> THE REQUEST
Copy out the whole listing exactly as written, leaving the pictures behind.

[Source data]
______
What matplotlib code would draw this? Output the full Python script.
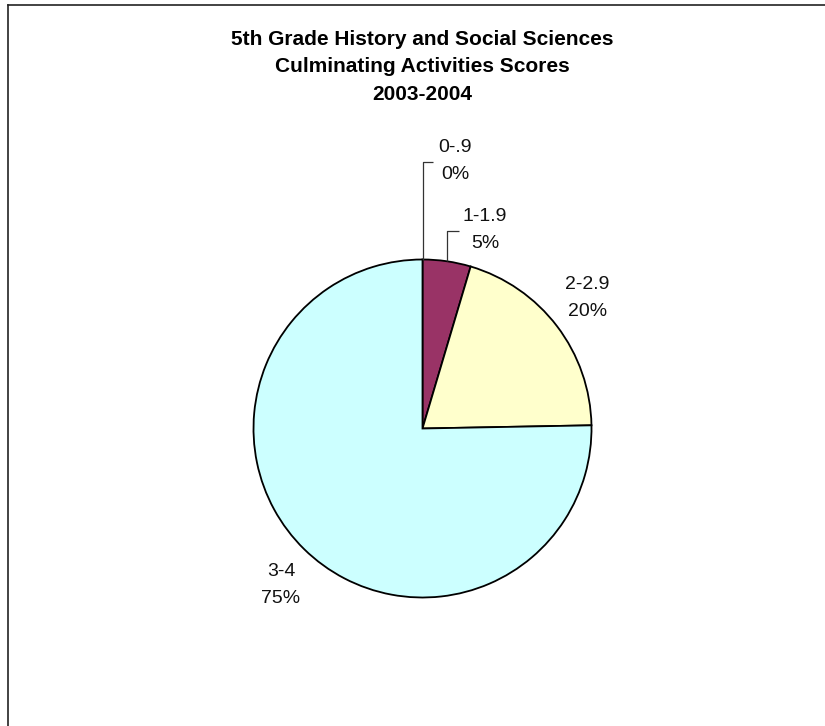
import numpy as np
import matplotlib
matplotlib.use("Agg")
import matplotlib.pyplot as plt
from matplotlib.lines import Line2D

plt.rcParams['font.family'] = ['Liberation Sans', 'DejaVu Sans']

# ---- data ----
title = "5th Grade History and Social Sciences\nCulminating Activities Scores\n2003-2004"
categories = ['0-.9', '1-1.9', '2-2.9', '3-4']
shares = [0.0, 4.6, 20.1, 75.3]
pct_labels = ['0%', '5%', '20%', '75%']

colors = ['#9999FF', '#993366', '#FFFFCC', '#CCFFFF']

W, H = 825, 726
fig = plt.figure(figsize=(W / 100, H / 100), dpi=100)
fig.patch.set_facecolor('white')

# pie geometry in pixels
cx, cy, R = 422.5, 428.5, 169.0
ax = fig.add_axes([(cx - R) / W, (H - cy - R) / H, 2 * R / W, 2 * R / H])

wedges, _ = ax.pie(shares, colors=colors, startangle=90, counterclock=False,
                   radius=1.0,
                   wedgeprops=dict(edgecolor='black', linewidth=1.3))
ax.set_xlim(-1, 1)
ax.set_ylim(-1, 1)
ax.set_aspect('equal')
ax.axis('off')

def to_data(px, py):
    return (px - cx) / R, (cy - py) / R

# label text centres in pixels (layout)
label_pos = [(455, 161), (485, 230), (587.5, 298), (281, 585)]
for cat, pct, (px, py) in zip(categories, pct_labels, label_pos):
    x, y = to_data(px, py)
    ax.text(x, y, f"{cat}\n{pct}", ha='center', va='center', fontsize=14,
            linespacing=1.7, color='#111111', clip_on=False)

# leader lines for the two small slices
cum = np.cumsum([0] + shares)
total = cum[-1]
leader_elbow = {0: (162, 433), 1: (231, 459)}
for i, (ey, hx) in leader_elbow.items():
    mid = (cum[i] + cum[i + 1]) / 2 / total * 2 * np.pi
    ex_, ey_ = np.sin(mid), np.cos(mid)
    _, yel = to_data(0, ey)
    xh, _ = to_data(hx, 0)
    ax.plot([ex_, ex_, xh], [ey_, yel, yel], color='#333333', lw=0.9,
            clip_on=False, solid_capstyle='butt')

fig.text(cx / W, 1 - 67 / H, title, ha='center', va='center', fontsize=15,
         fontweight='bold', linespacing=1.55, color='black')

# chart-area border (top and left only visible)
fig.add_artist(Line2D([8 / W, 1], [1 - 4.5 / H, 1 - 4.5 / H], color='#222222', lw=1.2,
                      transform=fig.transFigure))
fig.add_artist(Line2D([8 / W, 8 / W], [0, 1 - 4.5 / H], color='#222222', lw=1.2,
                      transform=fig.transFigure))

fig.savefig('out.png', dpi=100, facecolor='white')
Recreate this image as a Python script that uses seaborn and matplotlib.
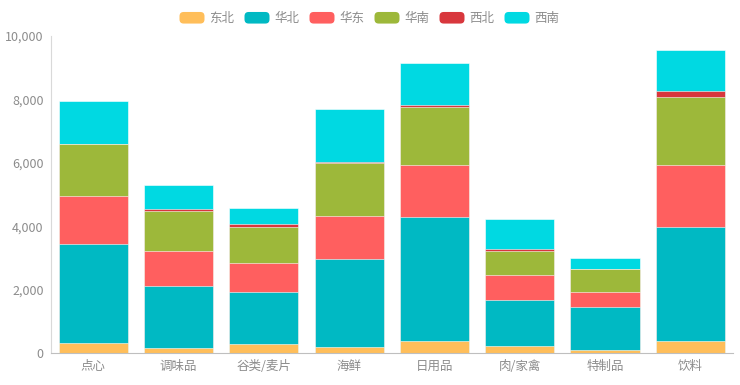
import matplotlib
matplotlib.use("Agg")
import matplotlib.pyplot as plt
from matplotlib.patches import Patch, FancyBboxPatch
from matplotlib.legend_handler import HandlerPatch
from matplotlib.ticker import FuncFormatter
import seaborn as sns
import numpy as np
import pandas as pd

categories = ["点心", "调味品", "谷类/麦片", "海鲜", "日用品", "肉/家禽", "特制品", "饮料"]
regions = ["东北", "华北", "华东", "华南", "西北", "西南"]

dongbei = [314, 157, 283, 176, 377, 208, 104, 387]
huabei = [3114, 1950, 1635, 2780, 3909, 1459, 1343, 3585]
huadong = [1528, 1119, 912, 1352, 1635, 786, 490, 1949]
huanan = [1648, 1239, 1142, 1686, 1824, 764, 714, 2170]
xibei = [0, 63, 94, 20, 73, 63, 0, 167]
xinan = [1330, 764, 494, 1690, 1333, 934, 355, 1289]

colors = ["#ffbe5a", "#00b9c3", "#ff5f5f", "#9db83a", "#d8373d", "#00d9e2"]


class RoundBoxHandler(HandlerPatch):
    # legend swatches with rounded corners
    def create_artists(self, legend, orig_handle, xdescent, ydescent,
                       width, height, fontsize, trans):
        p = FancyBboxPatch((-xdescent, -ydescent), width, height,
                           boxstyle="round,pad=0,rounding_size=3",
                           facecolor=orig_handle.get_facecolor(),
                           edgecolor="none", transform=trans)
        return [p]


sns.set_theme(style="white")
plt.rcParams["font.family"] = ["Noto Sans CJK SC", "DejaVu Sans"]

df = pd.DataFrame(
    {"category": categories, "东北": dongbei, "华北": huabei, "华东": huadong,
     "华南": huanan, "西北": xibei, "西南": xinan}
)
cum = df[regions].cumsum(axis=1)

fig = plt.figure(figsize=(7.4, 3.85), dpi=100)
ax = fig.add_axes([50.5 / 740, 1 - 353 / 385, (733 - 50.5) / 740, (353 - 36) / 385])

# draw cumulative totals from the top series down so each layer shows
for reg, col in zip(reversed(regions), reversed(colors)):
    sns.barplot(x=df["category"], y=cum[reg], color=col, width=0.81,
                edgecolor="white", linewidth=0.4, saturation=1, ax=ax)

ax.set_ylim(0, 10000)
ax.set_yticks(np.arange(0, 10001, 2000))
ax.yaxis.set_major_formatter(FuncFormatter(lambda v, p: f"{int(v):,}"))
ax.set_xlabel("")
ax.set_ylabel("")
ax.tick_params(axis="both", length=0, labelsize=9, labelcolor="#8c8c8c", pad=5)

for side in ["top", "right"]:
    ax.spines[side].set_visible(False)
ax.spines["left"].set_color("#d9d9d9")
ax.spines["bottom"].set_color("#bfbfbf")
ax.spines["left"].set_linewidth(0.8)
ax.spines["bottom"].set_linewidth(0.8)

handles = [Patch(facecolor=c, edgecolor="none", label=r) for r, c in zip(regions, colors)]
fig.legend(handles=handles, loc="center", bbox_to_anchor=(369.5 / 740, 1 - 18.5 / 385), ncol=6,
           frameon=False, fontsize=9, labelcolor="#8c8c8c", handlelength=2.0,
           handleheight=1.05, handletextpad=0.4, columnspacing=0.8,
           handler_map={Patch: RoundBoxHandler()})

fig.savefig("out.png", dpi=100)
______
> TASK RESULT
What matplotlib code would draw this? Output the full Python script.
import numpy as np
import matplotlib
matplotlib.use("Agg")
import matplotlib.pyplot as plt
from matplotlib.lines import Line2D

plt.rcParams['font.family'] = ['Liberation Sans', 'DejaVu Sans']

# ---- data ----
title = "5th Grade History and Social Sciences\nCulminating Activities Scores\n2003-2004"
categories = ['0-.9', '1-1.9', '2-2.9', '3-4']
shares = [0.0, 4.6, 20.1, 75.3]
pct_labels = ['0%', '5%', '20%', '75%']

colors = ['#9999FF', '#993366', '#FFFFCC', '#CCFFFF']

W, H = 825, 726
fig = plt.figure(figsize=(W / 100, H / 100), dpi=100)
fig.patch.set_facecolor('white')

# pie geometry in pixels
cx, cy, R = 422.5, 428.5, 169.0
ax = fig.add_axes([(cx - R) / W, (H - cy - R) / H, 2 * R / W, 2 * R / H])

wedges, _ = ax.pie(shares, colors=colors, startangle=90, counterclock=False,
                   radius=1.0,
                   wedgeprops=dict(edgecolor='black', linewidth=1.3))
ax.set_xlim(-1, 1)
ax.set_ylim(-1, 1)
ax.set_aspect('equal')
ax.axis('off')

def to_data(px, py):
    return (px - cx) / R, (cy - py) / R

# label text centres in pixels (layout)
label_pos = [(455, 161), (485, 230), (587.5, 298), (281, 585)]
for cat, pct, (px, py) in zip(categories, pct_labels, label_pos):
    x, y = to_data(px, py)
    ax.text(x, y, f"{cat}\n{pct}", ha='center', va='center', fontsize=14,
            linespacing=1.7, color='#111111', clip_on=False)

# leader lines for the two small slices
cum = np.cumsum([0] + shares)
total = cum[-1]
leader_elbow = {0: (162, 433), 1: (231, 459)}
for i, (ey, hx) in leader_elbow.items():
    mid = (cum[i] + cum[i + 1]) / 2 / total * 2 * np.pi
    ex_, ey_ = np.sin(mid), np.cos(mid)
    _, yel = to_data(0, ey)
    xh, _ = to_data(hx, 0)
    ax.plot([ex_, ex_, xh], [ey_, yel, yel], color='#333333', lw=0.9,
            clip_on=False, solid_capstyle='butt')

fig.text(cx / W, 1 - 67 / H, title, ha='center', va='center', fontsize=15,
         fontweight='bold', linespacing=1.55, color='black')

# chart-area border (top and left only visible)
fig.add_artist(Line2D([8 / W, 1], [1 - 4.5 / H, 1 - 4.5 / H], color='#222222', lw=1.2,
                      transform=fig.transFigure))
fig.add_artist(Line2D([8 / W, 8 / W], [0, 1 - 4.5 / H], color='#222222', lw=1.2,
                      transform=fig.transFigure))

fig.savefig('out.png', dpi=100, facecolor='white')
Recreate this image as a Python script that uses seaborn and matplotlib.
import matplotlib
matplotlib.use("Agg")
import matplotlib.pyplot as plt
from matplotlib.patches import Patch, FancyBboxPatch
from matplotlib.legend_handler import HandlerPatch
from matplotlib.ticker import FuncFormatter
import seaborn as sns
import numpy as np
import pandas as pd

categories = ["点心", "调味品", "谷类/麦片", "海鲜", "日用品", "肉/家禽", "特制品", "饮料"]
regions = ["东北", "华北", "华东", "华南", "西北", "西南"]

dongbei = [314, 157, 283, 176, 377, 208, 104, 387]
huabei = [3114, 1950, 1635, 2780, 3909, 1459, 1343, 3585]
huadong = [1528, 1119, 912, 1352, 1635, 786, 490, 1949]
huanan = [1648, 1239, 1142, 1686, 1824, 764, 714, 2170]
xibei = [0, 63, 94, 20, 73, 63, 0, 167]
xinan = [1330, 764, 494, 1690, 1333, 934, 355, 1289]

colors = ["#ffbe5a", "#00b9c3", "#ff5f5f", "#9db83a", "#d8373d", "#00d9e2"]


class RoundBoxHandler(HandlerPatch):
    # legend swatches with rounded corners
    def create_artists(self, legend, orig_handle, xdescent, ydescent,
                       width, height, fontsize, trans):
        p = FancyBboxPatch((-xdescent, -ydescent), width, height,
                           boxstyle="round,pad=0,rounding_size=3",
                           facecolor=orig_handle.get_facecolor(),
                           edgecolor="none", transform=trans)
        return [p]


sns.set_theme(style="white")
plt.rcParams["font.family"] = ["Noto Sans CJK SC", "DejaVu Sans"]

df = pd.DataFrame(
    {"category": categories, "东北": dongbei, "华北": huabei, "华东": huadong,
     "华南": huanan, "西北": xibei, "西南": xinan}
)
cum = df[regions].cumsum(axis=1)

fig = plt.figure(figsize=(7.4, 3.85), dpi=100)
ax = fig.add_axes([50.5 / 740, 1 - 353 / 385, (733 - 50.5) / 740, (353 - 36) / 385])

# draw cumulative totals from the top series down so each layer shows
for reg, col in zip(reversed(regions), reversed(colors)):
    sns.barplot(x=df["category"], y=cum[reg], color=col, width=0.81,
                edgecolor="white", linewidth=0.4, saturation=1, ax=ax)

ax.set_ylim(0, 10000)
ax.set_yticks(np.arange(0, 10001, 2000))
ax.yaxis.set_major_formatter(FuncFormatter(lambda v, p: f"{int(v):,}"))
ax.set_xlabel("")
ax.set_ylabel("")
ax.tick_params(axis="both", length=0, labelsize=9, labelcolor="#8c8c8c", pad=5)

for side in ["top", "right"]:
    ax.spines[side].set_visible(False)
ax.spines["left"].set_color("#d9d9d9")
ax.spines["bottom"].set_color("#bfbfbf")
ax.spines["left"].set_linewidth(0.8)
ax.spines["bottom"].set_linewidth(0.8)

handles = [Patch(facecolor=c, edgecolor="none", label=r) for r, c in zip(regions, colors)]
fig.legend(handles=handles, loc="center", bbox_to_anchor=(369.5 / 740, 1 - 18.5 / 385), ncol=6,
           frameon=False, fontsize=9, labelcolor="#8c8c8c", handlelength=2.0,
           handleheight=1.05, handletextpad=0.4, columnspacing=0.8,
           handler_map={Patch: RoundBoxHandler()})

fig.savefig("out.png", dpi=100)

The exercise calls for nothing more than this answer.